** BEGIN SUPPLIED MATERIAL **

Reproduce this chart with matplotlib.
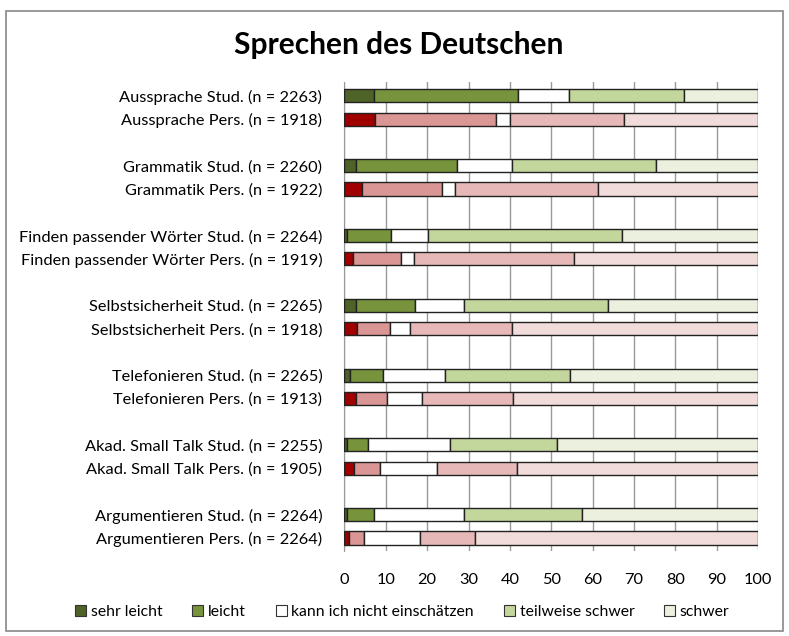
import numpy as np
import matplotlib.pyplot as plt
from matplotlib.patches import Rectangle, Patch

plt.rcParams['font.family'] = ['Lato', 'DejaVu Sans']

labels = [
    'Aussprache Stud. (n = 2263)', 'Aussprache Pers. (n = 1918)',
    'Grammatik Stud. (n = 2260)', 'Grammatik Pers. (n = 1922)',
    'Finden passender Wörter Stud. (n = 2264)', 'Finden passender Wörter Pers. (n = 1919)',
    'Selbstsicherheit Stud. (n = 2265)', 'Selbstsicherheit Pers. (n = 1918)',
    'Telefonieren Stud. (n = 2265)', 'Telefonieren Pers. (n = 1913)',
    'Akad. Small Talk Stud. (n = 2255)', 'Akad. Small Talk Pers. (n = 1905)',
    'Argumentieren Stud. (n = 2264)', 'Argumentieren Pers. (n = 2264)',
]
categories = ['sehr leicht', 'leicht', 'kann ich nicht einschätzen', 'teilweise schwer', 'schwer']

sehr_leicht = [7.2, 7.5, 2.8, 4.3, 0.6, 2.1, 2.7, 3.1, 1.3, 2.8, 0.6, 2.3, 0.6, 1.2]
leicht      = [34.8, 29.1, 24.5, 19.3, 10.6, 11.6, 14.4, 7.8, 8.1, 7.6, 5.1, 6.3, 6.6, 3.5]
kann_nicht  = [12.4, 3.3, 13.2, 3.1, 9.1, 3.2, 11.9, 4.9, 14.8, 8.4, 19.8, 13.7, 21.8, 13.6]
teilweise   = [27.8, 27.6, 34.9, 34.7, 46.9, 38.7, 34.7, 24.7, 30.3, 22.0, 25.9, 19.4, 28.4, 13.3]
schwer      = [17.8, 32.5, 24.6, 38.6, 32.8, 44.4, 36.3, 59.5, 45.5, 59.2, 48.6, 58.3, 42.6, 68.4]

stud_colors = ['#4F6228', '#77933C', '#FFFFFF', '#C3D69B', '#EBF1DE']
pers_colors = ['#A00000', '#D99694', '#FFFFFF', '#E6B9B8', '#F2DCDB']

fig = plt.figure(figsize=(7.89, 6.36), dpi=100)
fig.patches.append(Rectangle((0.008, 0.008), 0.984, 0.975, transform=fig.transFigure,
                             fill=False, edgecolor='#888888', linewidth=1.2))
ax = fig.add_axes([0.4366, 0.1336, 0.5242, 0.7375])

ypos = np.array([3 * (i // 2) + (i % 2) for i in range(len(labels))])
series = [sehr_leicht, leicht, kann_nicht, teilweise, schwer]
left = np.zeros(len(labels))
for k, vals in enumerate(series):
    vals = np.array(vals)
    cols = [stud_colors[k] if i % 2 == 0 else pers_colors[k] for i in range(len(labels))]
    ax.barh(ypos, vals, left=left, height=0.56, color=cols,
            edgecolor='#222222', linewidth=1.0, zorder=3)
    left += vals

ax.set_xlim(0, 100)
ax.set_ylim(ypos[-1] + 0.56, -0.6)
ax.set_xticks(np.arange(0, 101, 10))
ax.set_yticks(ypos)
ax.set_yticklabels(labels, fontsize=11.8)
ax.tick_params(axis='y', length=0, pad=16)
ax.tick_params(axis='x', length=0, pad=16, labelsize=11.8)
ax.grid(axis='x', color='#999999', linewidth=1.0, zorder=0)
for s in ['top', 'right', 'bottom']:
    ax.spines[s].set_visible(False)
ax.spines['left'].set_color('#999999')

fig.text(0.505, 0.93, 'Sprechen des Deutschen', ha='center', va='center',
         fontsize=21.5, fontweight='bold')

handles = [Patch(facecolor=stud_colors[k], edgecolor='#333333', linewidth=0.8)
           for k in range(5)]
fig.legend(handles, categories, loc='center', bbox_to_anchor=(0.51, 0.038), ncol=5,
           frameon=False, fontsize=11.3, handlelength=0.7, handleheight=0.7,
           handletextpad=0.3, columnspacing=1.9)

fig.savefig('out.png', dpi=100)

** END SUPPLIED MATERIAL **

### REQUIRED TASK
Quote the full listing above word for word; exclude every picture from the copy.

### SOLVED EXERCISE
Reproduce this chart with matplotlib.
import numpy as np
import matplotlib.pyplot as plt
from matplotlib.patches import Rectangle, Patch

plt.rcParams['font.family'] = ['Lato', 'DejaVu Sans']

labels = [
    'Aussprache Stud. (n = 2263)', 'Aussprache Pers. (n = 1918)',
    'Grammatik Stud. (n = 2260)', 'Grammatik Pers. (n = 1922)',
    'Finden passender Wörter Stud. (n = 2264)', 'Finden passender Wörter Pers. (n = 1919)',
    'Selbstsicherheit Stud. (n = 2265)', 'Selbstsicherheit Pers. (n = 1918)',
    'Telefonieren Stud. (n = 2265)', 'Telefonieren Pers. (n = 1913)',
    'Akad. Small Talk Stud. (n = 2255)', 'Akad. Small Talk Pers. (n = 1905)',
    'Argumentieren Stud. (n = 2264)', 'Argumentieren Pers. (n = 2264)',
]
categories = ['sehr leicht', 'leicht', 'kann ich nicht einschätzen', 'teilweise schwer', 'schwer']

sehr_leicht = [7.2, 7.5, 2.8, 4.3, 0.6, 2.1, 2.7, 3.1, 1.3, 2.8, 0.6, 2.3, 0.6, 1.2]
leicht      = [34.8, 29.1, 24.5, 19.3, 10.6, 11.6, 14.4, 7.8, 8.1, 7.6, 5.1, 6.3, 6.6, 3.5]
kann_nicht  = [12.4, 3.3, 13.2, 3.1, 9.1, 3.2, 11.9, 4.9, 14.8, 8.4, 19.8, 13.7, 21.8, 13.6]
teilweise   = [27.8, 27.6, 34.9, 34.7, 46.9, 38.7, 34.7, 24.7, 30.3, 22.0, 25.9, 19.4, 28.4, 13.3]
schwer      = [17.8, 32.5, 24.6, 38.6, 32.8, 44.4, 36.3, 59.5, 45.5, 59.2, 48.6, 58.3, 42.6, 68.4]

stud_colors = ['#4F6228', '#77933C', '#FFFFFF', '#C3D69B', '#EBF1DE']
pers_colors = ['#A00000', '#D99694', '#FFFFFF', '#E6B9B8', '#F2DCDB']

fig = plt.figure(figsize=(7.89, 6.36), dpi=100)
fig.patches.append(Rectangle((0.008, 0.008), 0.984, 0.975, transform=fig.transFigure,
                             fill=False, edgecolor='#888888', linewidth=1.2))
ax = fig.add_axes([0.4366, 0.1336, 0.5242, 0.7375])

ypos = np.array([3 * (i // 2) + (i % 2) for i in range(len(labels))])
series = [sehr_leicht, leicht, kann_nicht, teilweise, schwer]
left = np.zeros(len(labels))
for k, vals in enumerate(series):
    vals = np.array(vals)
    cols = [stud_colors[k] if i % 2 == 0 else pers_colors[k] for i in range(len(labels))]
    ax.barh(ypos, vals, left=left, height=0.56, color=cols,
            edgecolor='#222222', linewidth=1.0, zorder=3)
    left += vals

ax.set_xlim(0, 100)
ax.set_ylim(ypos[-1] + 0.56, -0.6)
ax.set_xticks(np.arange(0, 101, 10))
ax.set_yticks(ypos)
ax.set_yticklabels(labels, fontsize=11.8)
ax.tick_params(axis='y', length=0, pad=16)
ax.tick_params(axis='x', length=0, pad=16, labelsize=11.8)
ax.grid(axis='x', color='#999999', linewidth=1.0, zorder=0)
for s in ['top', 'right', 'bottom']:
    ax.spines[s].set_visible(False)
ax.spines['left'].set_color('#999999')

fig.text(0.505, 0.93, 'Sprechen des Deutschen', ha='center', va='center',
         fontsize=21.5, fontweight='bold')

handles = [Patch(facecolor=stud_colors[k], edgecolor='#333333', linewidth=0.8)
           for k in range(5)]
fig.legend(handles, categories, loc='center', bbox_to_anchor=(0.51, 0.038), ncol=5,
           frameon=False, fontsize=11.3, handlelength=0.7, handleheight=0.7,
           handletextpad=0.3, columnspacing=1.9)

fig.savefig('out.png', dpi=100)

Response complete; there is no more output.